> [Instructions to follow]:
Out of the lines below, please list those that hold the string "this".

> [Dataset]:
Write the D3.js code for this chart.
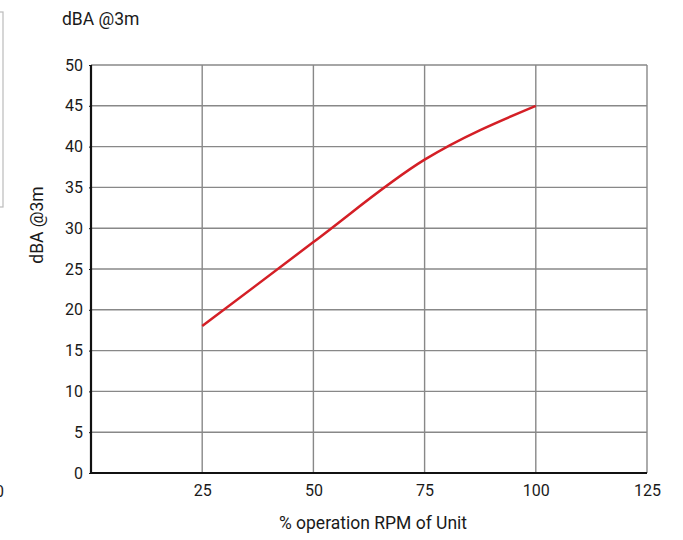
<!DOCTYPE html>
<html><head><meta charset="utf-8">
<script src="https://cdn.jsdelivr.net/npm/d3@7"></script>
<style>body{margin:0;background:#fff}svg{display:block;font-family:Roboto,"Noto Sans",sans-serif}</style>
</head><body><svg id="c" width="683" height="540"></svg>
<script>
const rpm = [25, 50, 75, 100];
const dba = [18, 28.3, 38.4, 45];
const xTicks = [25, 50, 75, 100, 125];
const yTicks = [0, 5, 10, 15, 20, 25, 30, 35, 40, 45, 50];
const title = "dBA @3m";
const xTitle = "% operation RPM of Unit";

const svg = d3.select("#c");
const m = {l: 91, r: 647, t: 65, b: 473};
const x = d3.scaleLinear().domain([0, 125]).range([m.l, m.r]);
const y = d3.scaleLinear().domain([0, 50]).range([m.b, m.t]);

// clipped legend-like box at left edge
svg.append("rect").attr("x", -20).attr("y", 12).attr("width", 23).attr("height", 195)
  .attr("fill", "none").attr("stroke", "#bbb").attr("stroke-width", 1.2);
svg.append("text").attr("x", -5).attr("y", 497).attr("font-size", 16).attr("fill", "#222").text("0");

// grid
svg.append("g").selectAll("line").data(yTicks.filter(d => d > 0)).join("line")
  .attr("x1", m.l).attr("x2", m.r).attr("y1", d => y(d)).attr("y2", d => y(d))
  .attr("stroke", "#888").attr("stroke-width", 1.4);
svg.append("g").selectAll("line").data(xTicks).join("line")
  .attr("x1", d => x(d)).attr("x2", d => x(d)).attr("y1", m.t).attr("y2", m.b)
  .attr("stroke", "#888").attr("stroke-width", 1.4);

// axes
const ya = svg.append("g").attr("transform", `translate(${m.l},0)`)
  .call(d3.axisLeft(y).tickValues(yTicks).tickSize(2).tickPadding(6));
const xa = svg.append("g").attr("transform", `translate(0,${m.b})`)
  .call(d3.axisBottom(x).tickValues(xTicks).tickSize(0).tickPadding(12));
[ya, xa].forEach(a => {
  a.select(".domain").attr("stroke", "#111").attr("stroke-width", 2.2);
  a.selectAll("text").attr("font-size", 16).attr("fill", "#1a1a1a").attr("font-family", "Roboto, sans-serif");
  a.selectAll(".tick line").attr("stroke", "#111");
});
ya.select(".domain").attr("d", `M0,${m.t}V${m.b}`);
xa.select(".domain").attr("d", `M${m.l},0H${m.r}`);

// line
svg.append("path").datum(rpm.map((r, i) => [r, dba[i]]))
  .attr("fill", "none").attr("stroke", "#d41f26").attr("stroke-width", 2.5)
  .attr("d", d3.line().x(d => x(d[0])).y(d => y(d[1])).curve(d3.curveMonotoneX));

// titles
svg.append("text").attr("x", 62).attr("y", 25).attr("font-size", 17.5).attr("fill", "#1a1a1a").text(title);
svg.append("text").attr("transform", "translate(43,225) rotate(-90)").attr("text-anchor", "middle")
  .attr("font-size", 17.5).attr("fill", "#1a1a1a").text(title);
svg.append("text").attr("x", 373).attr("y", 529).attr("text-anchor", "middle")
  .attr("font-size", 17.5).attr("fill", "#1a1a1a").text(xTitle);
</script></body></html>
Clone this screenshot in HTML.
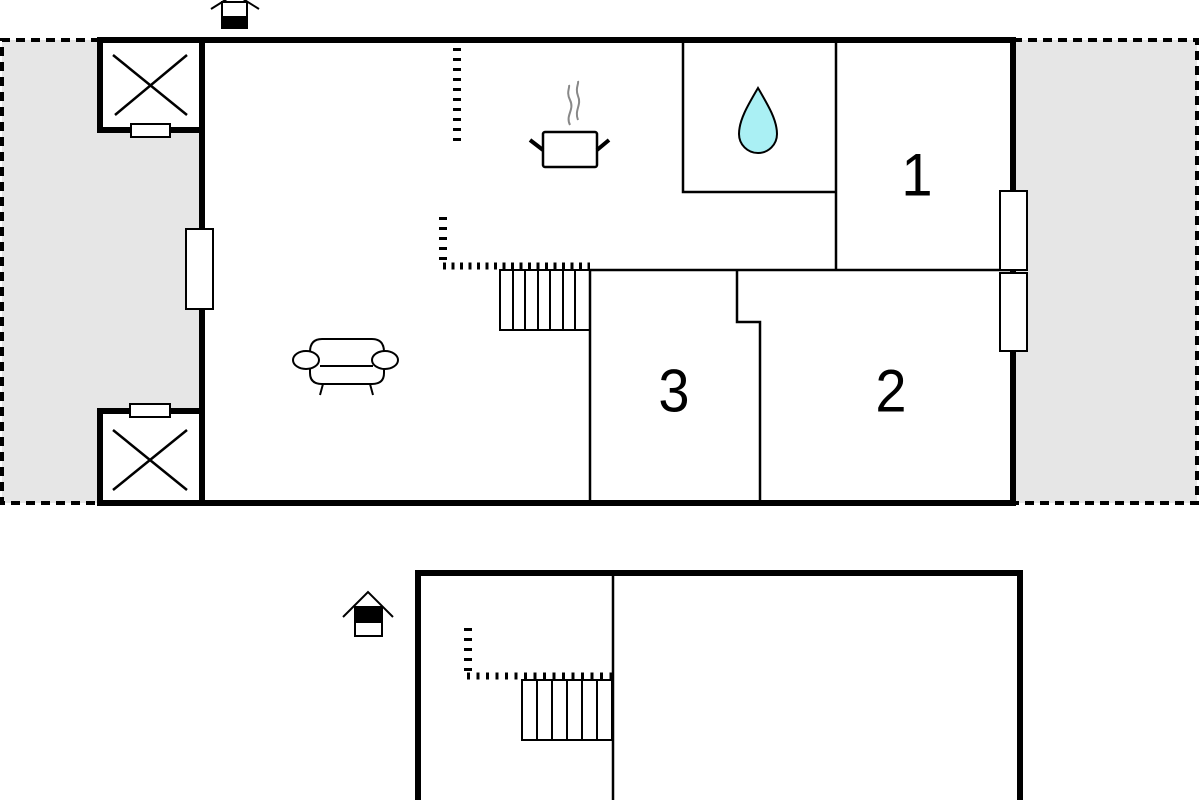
<!DOCTYPE html>
<html><head><style>body{margin:0;background:#fff}svg{display:block}</style></head><body>
<svg width="1200" height="800" viewBox="0 0 1200 800" xmlns="http://www.w3.org/2000/svg">
<rect x="2" y="40" width="200" height="463" fill="#e6e6e6"/>
<path d="M100 40 H2 V503 H100" fill="none" stroke="#000" stroke-width="4" stroke-dasharray="9,6"/>
<rect x="1013" y="40" width="184" height="463" fill="#e6e6e6"/>
<path d="M1013 40 H1197 V503 H1013" fill="none" stroke="#000" stroke-width="4" stroke-dasharray="9,6"/>
<rect x="202" y="40" width="811" height="463" fill="#fff"/>
<rect x="100" y="40" width="102" height="90" fill="#fff"/>
<rect x="100" y="411" width="102" height="92" fill="#fff"/>
<g fill="none" stroke="#000" stroke-width="6">
<path d="M100 130 V40 H1013 V503 H100 V411"/>
<path d="M97 130 H202 M97 411 H202 M202 40 V503"/>
</g>
<g stroke="#000" stroke-width="2.5" fill="none">
<path d="M113 55 L187 115 M187 55 L115 115"/>
<path d="M113 430 L187 490 M187 430 L113 490"/>
<path d="M683 40 V192 H836 M836 40 V270 M590 270 H1013 M590 270 V503 M737 270 V322 H760 V503"/>
</g>
<g fill="#fff" stroke="#000" stroke-width="2">
<rect x="186" y="229" width="27" height="80"/>
<rect x="131" y="124" width="39" height="13"/>
<rect x="130" y="404" width="40" height="13"/>
<rect x="1000" y="191" width="27" height="79"/>
<rect x="1000" y="273" width="27" height="78"/>
</g>
<g stroke="#000" fill="none">
<path d="M457 48 V142" stroke-width="8" stroke-dasharray="3,7"/>
<path d="M443 217 V262" stroke-width="8" stroke-dasharray="3,7"/>
<path d="M443 266 H590" stroke-width="7" stroke-dasharray="3,5.5"/>
</g>
<g stroke="#000" stroke-width="2" fill="none">
<rect x="500" y="270" width="90" height="60"/>
<path d="M513 270V330M525 270V330M538 270V330M550 270V330M563 270V330M575 270V330"/>
</g>
<g stroke="#000" stroke-width="2.5" fill="#fff">
<rect x="543" y="132" width="54" height="35" rx="2"/>
<path d="M543 150 L530 140 M597 150 L609 140" stroke-width="4"/>
</g>
<path d="M570 125 C565 115,575 110,570 100 C566 92,570 88,569 85 M578 120 C574 110,582 105,578 96 C575 88,579 84,578 81" stroke="#888" stroke-width="2" fill="none"/>
<path d="M758 88 C748 105,739 120,739 134 A19 19 0 0 0 777 134 C777 120,768 105,758 88 Z" fill="#aaf0f4" stroke="#000" stroke-width="2"/>
<g stroke="#000" stroke-width="2" fill="#fff">
<path d="M310 362 V352 Q310 339 322 339 H372 Q384 339 384 352 V362"/>
<path d="M310 362 V373 Q310 384 322 384 H372 Q384 384 384 373 V362"/>
<ellipse cx="306" cy="360" rx="13" ry="9"/>
<ellipse cx="385" cy="360" rx="13" ry="9"/>
<path d="M320 366 H373 M323 384 L320 395 M370 384 L373 395" fill="none"/>
</g>
<g font-family="Liberation Sans, sans-serif" font-size="56" text-anchor="middle" fill="#000" transform="scale(1,1.08)">
<text x="917" y="181">1</text>
<text x="674" y="381">3</text>
<text x="891" y="381">2</text>
</g>
<g stroke="#000" stroke-width="2" fill="#fff">
<path d="M211 9 L235 -6 L259 9" fill="none"/>
<rect x="222" y="2" width="25" height="26"/>
<rect x="222" y="17" width="25" height="11" fill="#000"/>
<path d="M343 617 L368 592 L393 617" fill="none"/>
<rect x="355" y="607" width="27" height="29"/>
<rect x="355" y="607" width="27" height="15" fill="#000"/>
</g>
<g fill="none" stroke="#000">
<path d="M418 803 V573 H1020 V803" stroke-width="6"/>
<path d="M613 573 V800" stroke-width="2.5"/>
<path d="M468 628 V672" stroke-width="8" stroke-dasharray="3,7"/>
<path d="M467 676 H612" stroke-width="7" stroke-dasharray="3,6.5"/>
<rect x="522" y="680" width="90" height="60" stroke-width="2"/>
<path d="M537 680V740M552 680V740M567 680V740M582 680V740M597 680V740" stroke-width="2"/>
</g>
</svg>
</body></html>
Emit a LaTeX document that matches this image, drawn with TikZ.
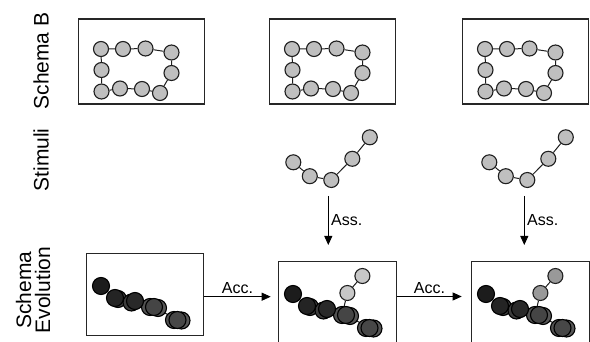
\documentclass[tikz,border=0pt]{standalone}
\usepackage{fontspec}
\setmainfont{Liberation Sans}
\usetikzlibrary{arrows.meta,backgrounds}
\begin{document}
\begin{tikzpicture}[
  x=1pt, y=-1pt,
  frame/.style={draw=black!85, line width=1.1pt, inner sep=0pt, anchor=north west},
  bead/.style={circle, draw=black!88, line width=1.1pt, fill=black!25,
    inner sep=0pt, minimum size=15pt},
  dbead/.style={bead, minimum size=17pt, draw=black},
  link/.style={draw=black!88, line width=1pt},
  flow/.style={draw=black, line width=0.8pt, -{Triangle[length=9pt,width=8pt]}},
  title/.style={rotate=90, align=center, font=\fontsize{21}{19}\selectfont},
  tag/.style={font=\fontsize{16}{16}\selectfont, inner sep=2.5pt}
]
    \path[use as bounding box, clip] (0,0) rectangle (590,342);
    \node[title] (tsb) at (41,61) {Schema B};
    \node[title] (tst) at (41,160) {Stimuli};
    \node[title] (tev) at (33,290) {Schema\\Evolution};
    \foreach \k/\bx in {1/78,2/269,3/462}{
        \node[frame, minimum width=126pt, minimum height=85pt] (sb\k) at (\bx,18.5) {};
        \foreach \n/\dx/\dy in {1/23/30, 2/45/30, 3/67.5/29.5, 4/93.5/33.5, 5/93.5/54,
          6/82/74, 7/64/70, 8/42/69.5, 9/23.5/72.5, 10/23.5/51}
            \node[bead] (sb\k-\n) at (\bx+\dx,19+\dy) {};
        \begin{scope}[on background layer]
            \path[link] (sb\k-1)--(sb\k-2)--(sb\k-3)--(sb\k-4)--(sb\k-5)--(sb\k-6)
              --(sb\k-7)--(sb\k-8)--(sb\k-9)--(sb\k-10)--(sb\k-1);
        \end{scope}
    }
    \foreach \k/\ax in {2/328.3,3/524.3}{
        \foreach \n/\dx/\dy in {1/-35/162.3, 2/-18.5/176.2, 3/3/180, 4/24/158.8, 5/41.5/137.3}
            \node[bead] (st\k-\n) at (\ax+\dx,\dy) {};
        \begin{scope}[on background layer]
            \path[link] (st\k-1)--(st\k-2)--(st\k-3)--(st\k-4)--(st\k-5);
        \end{scope}
        \coordinate (as\k) at (\ax,196);
        \coordinate (ae\k) at (\ax,245);
        \draw[flow] (as\k) -- (ae\k) node[midway, right, tag] {Ass.};
    }
    \node[frame, minimum width=117pt, minimum height=82pt] (ev1) at (86,253) {};
    \node[frame, minimum width=118pt, minimum height=95pt] (ev2) at (278,261) {};
    \node[frame, minimum width=118pt, minimum height=95pt] (ev3) at (471,261) {};
    \foreach \k/\bx/\by in {1/86/253,2/278/261,3/471/261}{
        \foreach \m/\dx/\dy/\s in {2/32/46/75, 3/45.5/49.5/76, 4l/64/54/68, 4r/72/55/66,
          5l/88/67/68, 5r/95.5/67.5/66}
            \node[dbead, fill=black!\s] (ev\k-g\m) at (\bx+\dx,\by+\dy) {};
        \foreach \n/\dx/\dy/\s in {1/15/33/89, 2/29/45/86, 3/49/48/84, 4/68/54/73, 5/91.5/67/72}
            \node[dbead, fill=black!\s] (ev\k-\n) at (\bx+\dx,\by+\dy) {};
        \begin{scope}[on background layer]
            \path[link] (ev\k-1)--(ev\k-2)--(ev\k-3)--(ev\k-4)--(ev\k-5);
        \end{scope}
    }
    \foreach \k/\bx/\lt in {2/278/22,3/471/40}{
        \node[bead, fill=black!\lt] (ev\k-6) at (\bx+69.4,293) {};
        \node[bead, fill=black!\lt] (ev\k-7) at (\bx+84.4,276) {};
        \begin{scope}[on background layer]
            \path[link] (ev\k-g4l)--(ev\k-6)--(ev\k-7);
        \end{scope}
    }
    \coordinate (ac1) at (270.7,296.7);
    \coordinate (ac2) at (461.7,296.5);
    \draw[flow] (ev1.east |- ac1) -- (ac1) node[midway, above, tag] {Acc.};
    \draw[flow] (ev2.east |- ac2) -- (ac2) node[midway, above, tag] {Acc.};
\end{tikzpicture}
\end{document}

> [Correct result]:
Write the D3.js code for this chart.
Clone this screenshot in HTML.
Emit a LaTeX document that matches this image, drawn with TikZ.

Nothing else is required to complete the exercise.